Our design group in the Video Business unit was able to “move upstream” from tactical design refinement of program channel designs to a design strategy focus. I was part of a design team that was able to refocus part of our design effort from a tactical “next generation program guide” to strategic research and explorations for “Entertainment delivery in a multi-device ecosystems”. Instead of focussing on Video streaming tech delivery and program channel UI design which is an important for tactical competitive advantage, we looked at the evolution of the space from a broad technology perspective, from a cultural generational perspective, and brainstormed on the possible opportunities, trends, and contradictions. At the time the space was starting towards a complete transformation from the TV “living room” or “man cave” to entertainment everywhere, ondemand and personalized.
For the video space we also noted the contradiction of participation. On the one hand consumers want instant access to many thousands of videos for private viewing by themselves or with a few friends and family. But on the other hand they global shared events keep getting bigger and bigger, everyone has to see the the World Cup, the Olympics, and yes even some TV shows like Game of Thrones, the “hive” mind is still around and growing even for Millennial. We sketched out these trends and contradictions with personas and common usage scenarios in this new “multi-device” entertainment ecosystem. These “stories” have implications for efforts in video delivery architectures, video delivery for mobility, as well as specific features and functions for consumers.
As part of the effort we also pivoted deliverables, we delivered deeper persona development backed with statistical usage trends and numbers. We then storyboarded many concepts showing users in a wide range of contexts from home to business to lifestyle activities. As a UX design team this pushed our deliverables into more toward telling “stories” with narratives. We found we could use stock image resources and combine with quick 3D renderings in SketchUp and other 3D tools to create “mashups”. We used After Effects combining with clip art to more “hi-fi” mashups showing how people would consume entertainment in context. The product and service adapting to the myriad contexts for use — to paraphrase a popular hip hop song the new experience had to respond to: “what you doing? who you with? and where you at?” This context impacted the product and services features, functionas and design we presented to users.
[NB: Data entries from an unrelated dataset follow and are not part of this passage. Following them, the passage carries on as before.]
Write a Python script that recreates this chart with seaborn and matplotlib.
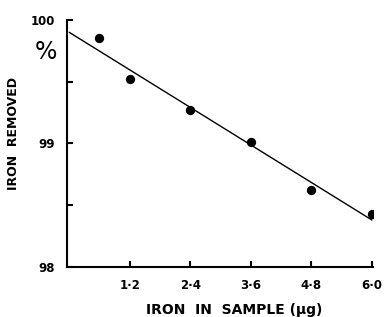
import numpy as np
import pandas as pd
import matplotlib
matplotlib.use("Agg")
import matplotlib.pyplot as plt
import seaborn as sns

# measured points
iron_ug = [0.6, 1.2, 2.4, 3.6, 4.8, 6.0]
removed_pct = [99.85, 99.52, 99.27, 99.01, 98.62, 98.43]

# fitted line end points
fit_x = [0.0, 6.0]
fit_y = [99.90, 98.38]

xticks = [1.2, 2.4, 3.6, 4.8, 6.0]
xtick_labels = ["1·2", "2·4", "3·6", "4·8", "6·0"]
yticks = [98, 99, 100]
yticks_minor = [98.5, 99.5]

sns.set_style("ticks")
plt.rcParams['font.family'] = ['DejaVu Sans']
plt.rcParams['font.weight'] = 'bold'
plt.rcParams['text.color'] = 'black'
plt.rcParams['axes.labelcolor'] = 'black'
plt.rcParams['xtick.color'] = 'black'
plt.rcParams['ytick.color'] = 'black'

fig = plt.figure(figsize=(3.84, 3.17), dpi=100)
ax = fig.add_axes([0.175, 0.158, 0.796, 0.779])

pts = pd.DataFrame({'x': iron_ug, 'y': removed_pct})
fit = pd.DataFrame({'x': fit_x, 'y': fit_y})

sns.lineplot(data=fit, x='x', y='y', ax=ax, color='black', linewidth=1.0)
sns.scatterplot(data=pts, x='x', y='y', ax=ax, color='black', s=45,
                edgecolor='black', linewidth=0, zorder=3)

ax.set_xlim(-0.04, 6.02)
ax.set_ylim(98, 100)
ax.set_xticks(xticks)
ax.set_xticklabels(xtick_labels, fontsize=8.5, fontweight='bold')
ax.set_yticks(yticks)
ax.set_yticklabels([str(v) for v in yticks], fontsize=8.5, fontweight='bold')
ax.set_yticks(yticks_minor, minor=True)

ax.tick_params(axis='both', which='both', direction='in', length=4,
               width=1.5, color='black')
ax.tick_params(axis='x', pad=9)
ax.tick_params(axis='y', pad=9)

sns.despine(ax=ax)
for side in ['left', 'bottom']:
    ax.spines[side].set_linewidth(1.5)
    ax.spines[side].set_color('black')

ax.set_xlabel('IRON  IN  SAMPLE (µg)', fontsize=10, fontweight='bold')
ax.set_ylabel('IRON  REMOVED', fontsize=9, fontweight='bold')
ax.xaxis.set_label_coords(0.545, -0.145)
ax.yaxis.set_label_coords(-0.155, 0.54)
fig.text(0.12, 0.835, '%', fontsize=17, fontweight='normal', ha='center', va='center')

fig.savefig('out.png', dpi=100)
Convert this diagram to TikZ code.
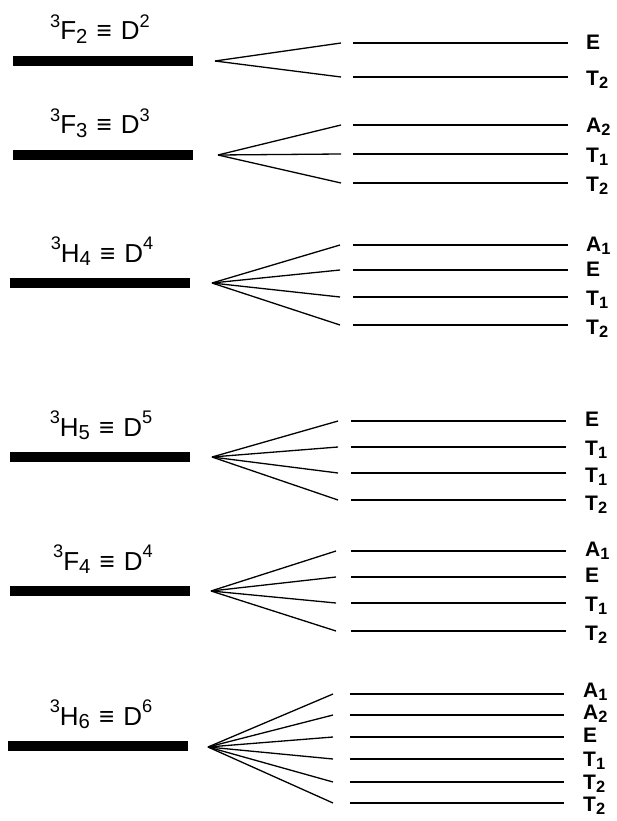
\documentclass[tikz,border=0pt]{standalone}
\usepackage{fontspec}
\setmainfont{Liberation Sans}

% 上下标:按当前字号缩小
\newcommand{\upidx}[1]{\raisebox{0.48em}{\scalebox{0.7}{#1}}}
\newcommand{\lowidx}[1]{\raisebox{-0.13em}{\scalebox{0.78}{#1}}}
% 能级名称中的 ≡
\newcommand{\eqv}{\hspace{0.35em}≡\hspace{0.35em}}

\begin{document}
\begin{tikzpicture}[x=1pt, y=-1pt]
        % ================= 样式定义 =================
        \tikzset{
            % 自由离子能级:粗黑条
            lvlbar/.style={fill=black, inner sep=0pt, minimum width=180pt, minimum height=10pt},
            % 能级名称
            term/.style={anchor=base, inner sep=0pt, font=\fontsize{26}{26}\selectfont},
            % 分裂连线
            split/.style={line width=1.3pt},
            % 晶体场能级
            level/.style={line width=1.8pt},
            % 不可约表示标签
            irrep/.style={anchor=base west, inner sep=0pt, font=\fontsize{21}{21}\selectfont\bfseries}
        }
        \useasboundingbox (0,0) rectangle (617,821);

        % ================= 1. 3F2 =================
        \node[lvlbar] (b1) at (103,61) {};
        \node[term] (t1) at (100,40) {\upidx{3}F\lowidx{2}\eqv D\upidx{2}};
        \coordinate (o1) at (215,61);
        \foreach \y/\ty/\lab/\n in {43/42/E/1, 77/78/T\lowidx{2}/2} {
            \coordinate (e1\n) at (341,\y);
            \coordinate (l1\n) at (353,\y);
            \coordinate (r1\n) at (568,\y);
            \draw[split] (o1) -- (e1\n);
            \draw[level] (l1\n) -- (r1\n);
            \node[irrep] (s1\n) at (586,\ty+7.5) {\lab};
        }

        % ================= 2. 3F3 =================
        \node[lvlbar] (b2) at (103,155) {};
        \node[term] (t2) at (100,134) {\upidx{3}F\lowidx{3}\eqv D\upidx{3}};
        \coordinate (o2) at (218,155);
        \foreach \y/\ty/\lab/\n in {125/125/A\lowidx{2}/1, 154/155/T\lowidx{1}/2, 183/184/T\lowidx{2}/3} {
            \coordinate (e2\n) at (341,\y);
            \coordinate (l2\n) at (353,\y);
            \coordinate (r2\n) at (568,\y);
            \draw[split] (o2) -- (e2\n);
            \draw[level] (l2\n) -- (r2\n);
            \node[irrep] (s2\n) at (586,\ty+7.5) {\lab};
        }

        % ================= 3. 3H4 =================
        \node[lvlbar] (b3) at (99.5,283) {};
        \node[term] (t3) at (102,262) {\upidx{3}H\lowidx{4}\eqv D\upidx{4}};
        \coordinate (o3) at (212,283);
        \foreach \y/\ty/\lab/\n in {245/244/A\lowidx{1}/1, 270/269/E/2, 297/298/T\lowidx{1}/3, 325/327/T\lowidx{2}/4} {
            \coordinate (e3\n) at (340,\y);
            \coordinate (l3\n) at (353,\y);
            \coordinate (r3\n) at (568,\y);
            \draw[split] (o3) -- (e3\n);
            \draw[level] (l3\n) -- (r3\n);
            \node[irrep] (s3\n) at (586,\ty+7.5) {\lab};
        }

        % ================= 4. 3H5 =================
        \node[lvlbar] (b4) at (99.5,457) {};
        \node[term] (t4) at (101,436) {\upidx{3}H\lowidx{5}\eqv D\upidx{5}};
        \coordinate (o4) at (212,457);
        \foreach \y/\ty/\lab/\n in {421/419/E/1, 447/448/T\lowidx{1}/2, 473/475/T\lowidx{1}/3, 500/503/T\lowidx{2}/4} {
            \coordinate (e4\n) at (338,\y);
            \coordinate (l4\n) at (351,\y);
            \coordinate (r4\n) at (566,\y);
            \draw[split] (o4) -- (e4\n);
            \draw[level] (l4\n) -- (r4\n);
            \node[irrep] (s4\n) at (585,\ty+7.5) {\lab};
        }

        % ================= 5. 3F4 =================
        \node[lvlbar] (b5) at (99.5,591) {};
        \node[term] (t5) at (103,570) {\upidx{3}F\lowidx{4}\eqv D\upidx{4}};
        \coordinate (o5) at (211,591);
        \foreach \y/\ty/\lab/\n in {551/549/A\lowidx{1}/1, 577/575/E/2, 603/604/T\lowidx{1}/3, 631/633/T\lowidx{2}/4} {
            \coordinate (e5\n) at (336,\y);
            \coordinate (l5\n) at (351,\y);
            \coordinate (r5\n) at (566,\y);
            \draw[split] (o5) -- (e5\n);
            \draw[level] (l5\n) -- (r5\n);
            \node[irrep] (s5\n) at (585,\ty+7.5) {\lab};
        }

        % ================= 6. 3H6 =================
        \node[lvlbar] (b6) at (97.5,746) {};
        \node[term] (t6) at (101,725) {\upidx{3}H\lowidx{6}\eqv D\upidx{6}};
        \coordinate (o6) at (208,747);
        \foreach \y/\ty/\lab/\n in {694/690/A\lowidx{1}/1, 715/712/A\lowidx{2}/2, 737/735/E/3,
                                    759/759/T\lowidx{1}/4, 782/782/T\lowidx{2}/5, 803/804/T\lowidx{2}/6} {
            \coordinate (e6\n) at (333,\y);
            \coordinate (l6\n) at (350,\y);
            \coordinate (r6\n) at (564,\y);
            \draw[split] (o6) -- (e6\n);
            \draw[level] (l6\n) -- (r6\n);
            \node[irrep] (s6\n) at (583,\ty+7.5) {\lab};
        }

\end{tikzpicture}
\end{document}
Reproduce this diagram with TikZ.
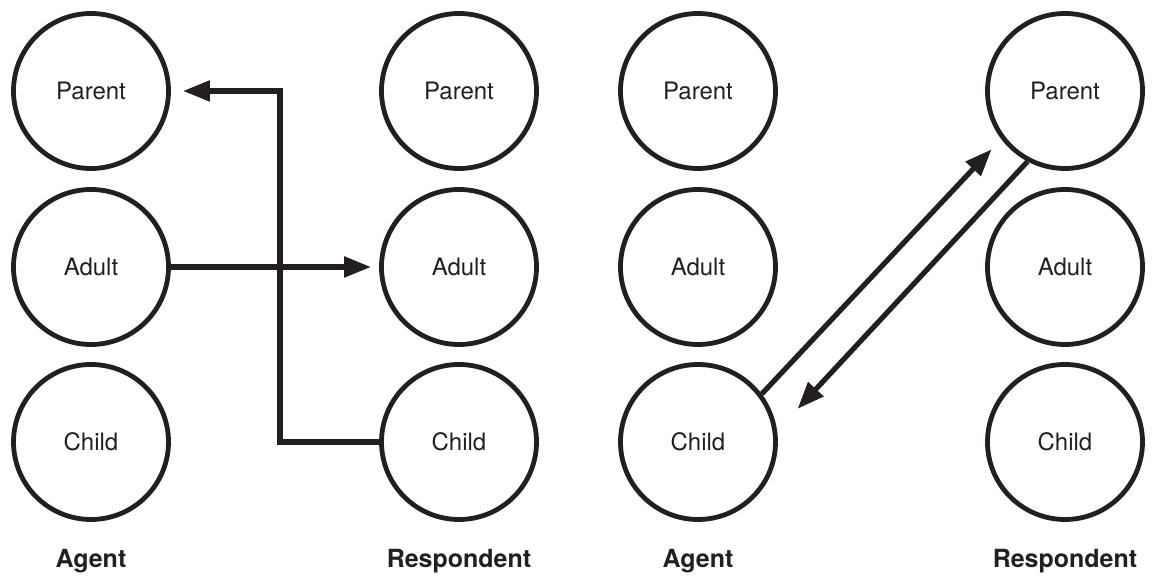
\documentclass[tikz,border=0pt]{standalone}
\usepackage{fontspec}
\setmainfont{TeX Gyre Heros}
\usepackage{tikz}
\usetikzlibrary{arrows.meta}
\definecolor{ink}{RGB}{35,31,32}

\begin{document}
\begin{tikzpicture}[x=0.5pt, y=0.5pt,
    person/.style={circle, draw=ink, line width=2.4pt, minimum size=77.5pt, inner sep=0pt,
      text=ink, font=\fontsize{12}{14}\selectfont},
    role/.style={text=ink, font=\fontsize{12.5}{14}\selectfont\bfseries},
    link/.style={draw=ink, line width=2.6pt, -{Triangle[length=13.5pt, width=10pt]}}]
    \useasboundingbox (0,0) rectangle (1153,576);
    % first pair
    \node[person] (ap1) at (91,485) {Parent};
    \node[person] (aa1) at (91,309) {Adult};
    \node[person] (ac1) at (91,134) {Child};
    \node[person] (rp1) at (459,485) {Parent};
    \node[person] (ra1) at (459,309) {Adult};
    \node[person] (rc1) at (459,134) {Child};
    \node[role] (ag1) at (91,15) {Agent};
    \node[role] (re1) at (459,15) {Respondent};
    % second pair
    \node[person] (ap2) at (698,485) {Parent};
    \node[person] (aa2) at (698,309) {Adult};
    \node[person] (ac2) at (698,134) {Child};
    \node[person] (rp2) at (1065,485) {Parent};
    \node[person] (ra2) at (1065,309) {Adult};
    \node[person] (rc2) at (1065,134) {Child};
    \node[role] (ag2) at (698,15) {Agent};
    \node[role] (re2) at (1065,15) {Respondent};
    % transactions
    \draw[link, shorten >=4pt] (aa1.east) -- (ra1.west);
    \coordinate (bend) at (280,134);
    \draw[link, shorten >=6pt] (rc1.west) -- (bend) |- (ap1.east);
    \draw[link, shorten >=7pt] (ac2.37) -- (rp2.217);
    \draw[link, shorten >=15pt] (rp2.242) -- (ac2.8);
  \end{tikzpicture}
\end{document}
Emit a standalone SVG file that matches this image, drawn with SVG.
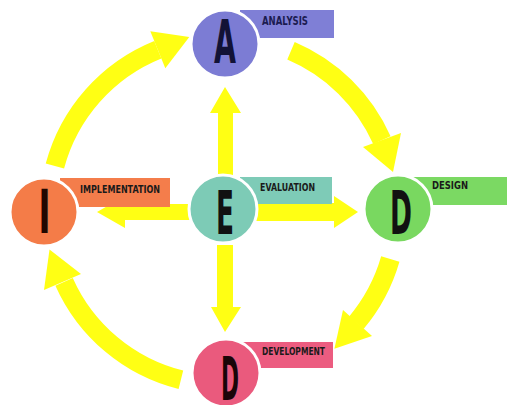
<svg xmlns="http://www.w3.org/2000/svg" width="507" height="405" viewBox="0 0 507 405">
<style>
.arc{fill:none;stroke:#ffff14;stroke-width:19}
.head{fill:#ffff14}
.node{stroke:#ffffff;stroke-width:3}
.big{font-family:"DejaVu Sans","Liberation Sans",sans-serif;font-weight:bold;font-size:60px;fill:#111111;text-anchor:middle}
.lbl{font-family:"DejaVu Sans","Liberation Sans",sans-serif;font-weight:bold;font-size:11px;fill:#1a1a1a}
</style>
<rect width="507" height="405" fill="#ffffff"/>
<g id="connectors">
  <path class="arc" d="M54.9,166 A174,174 0 0 1 157.8,49.7"/>
  <polygon class="head" points="150.3,31.2 165.3,68.2 189.3,37"/>
  <path class="arc" d="M291,50.8 A174,174 0 0 1 381.9,140.2"/>
  <polygon class="head" points="363,147 401,133 393,172"/>
  <path class="arc" d="M390.3,259 A174,174 0 0 1 356.3,322.8"/>
  <polygon class="head" points="343,310 372,336 334.4,348.8"/>
  <path class="arc" d="M180.9,379.8 A174,174 0 0 1 64.1,281.8"/>
  <polygon class="head" points="44,290 81,274 49.5,249.5"/>
  <polygon class="head" points="218,175 218,113 210,113 225,87 241,113 233,113 233,175"/>
  <polygon class="head" points="217,245 217,307 211,307 225,332 241,307 233,307 233,245"/>
  <polygon class="head" points="195,204 125,204 125,196 97,212 125,228 125,220 195,220"/>
  <polygon class="head" points="250,203 334,203 334,196 358,212 334,228 334,221 250,221"/>
</g>
<g id="node-analysis">
  <rect x="240" y="10" width="94" height="28" fill="#7f7fd6"/>
  <text class="lbl" x="262" y="25" textLength="46" lengthAdjust="spacingAndGlyphs" style="font-size:12px;fill:#1b1b50">ANALYSIS</text>
  <circle class="node" cx="225" cy="44" r="34" fill="#7c7cd4"/>
  <text class="big" x="225" y="63" textLength="22" lengthAdjust="spacingAndGlyphs" style="fill:#121236">A</text>
</g>
<g id="node-implementation">
  <rect x="60" y="178" width="110" height="29" fill="#f47d4b"/>
  <text class="lbl" x="80" y="193" textLength="80" lengthAdjust="spacingAndGlyphs">IMPLEMENTATION</text>
  <circle class="node" cx="44" cy="212" r="34" fill="#f47c48"/>
  <text class="big" x="44.5" y="233" textLength="12" lengthAdjust="spacingAndGlyphs" style="fill:#200800">I</text>
</g>
<g id="node-evaluation">
  <rect x="240" y="177" width="92" height="27" fill="#7ecbb7"/>
  <text class="lbl" x="260" y="191" textLength="55" lengthAdjust="spacingAndGlyphs">EVALUATION</text>
  <circle class="node" cx="223" cy="209" r="34" fill="#7dcbb6"/>
  <text class="big" x="225" y="234" textLength="18" lengthAdjust="spacingAndGlyphs">E</text>
</g>
<g id="node-design">
  <rect x="410" y="177" width="97" height="28" fill="#7bd963"/>
  <text class="lbl" x="432" y="189" textLength="36" lengthAdjust="spacingAndGlyphs">DESIGN</text>
  <circle class="node" cx="398" cy="209" r="34" fill="#79d860"/>
  <text class="big" x="401" y="234" textLength="22" lengthAdjust="spacingAndGlyphs">D</text>
</g>
<g id="node-development">
  <rect x="240" y="342" width="93" height="26" fill="#ec5c80"/>
  <text class="lbl" x="262" y="355" textLength="63" lengthAdjust="spacingAndGlyphs">DEVELOPMENT</text>
  <circle class="node" cx="226" cy="373" r="34" fill="#ea5a7d"/>
  <text class="big" x="230" y="400" textLength="18" lengthAdjust="spacingAndGlyphs" style="fill:#1a0508">D</text>
</g>
</svg>
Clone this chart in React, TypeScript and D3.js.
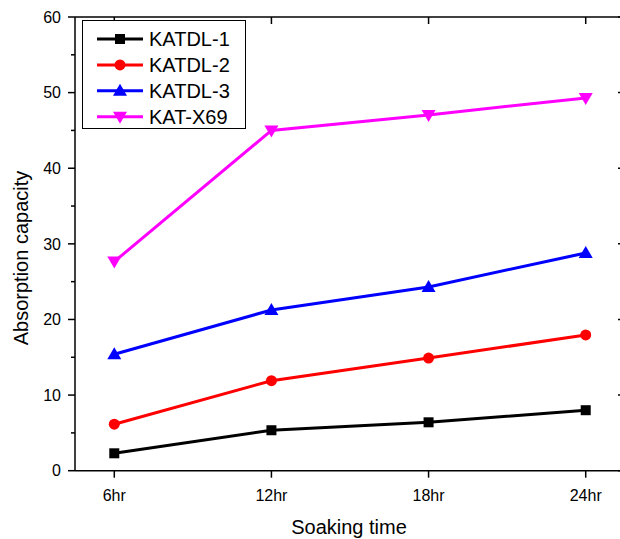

Strategic deliverables are inspirational, informative, and inspiring. They can serve to energize and inspire. They can also contribute to tactical product efforts, for example by delivering up to date personas backed by deep research. Posting the deliverables in physical strategy “futures rooms” can immediately immerse executives in “the possible” of the future. The deliverables can also be shared in internal sites for further review and discussions, and evolution.
Design drives the creation and refinement of the product strategy storyboards getting everyone on the “same page” to realize the “possible” from Product Managers, to Engineering, to Finance. As we move into the “technology everywhere” and are able to leverage increasingly sophisticated cloud services the “what’s possible” is almost unbounded. Design is a essential to product strategy to visualize in detail “the possible” beyond the powerpoint bullets, and beyond 6 page narratives.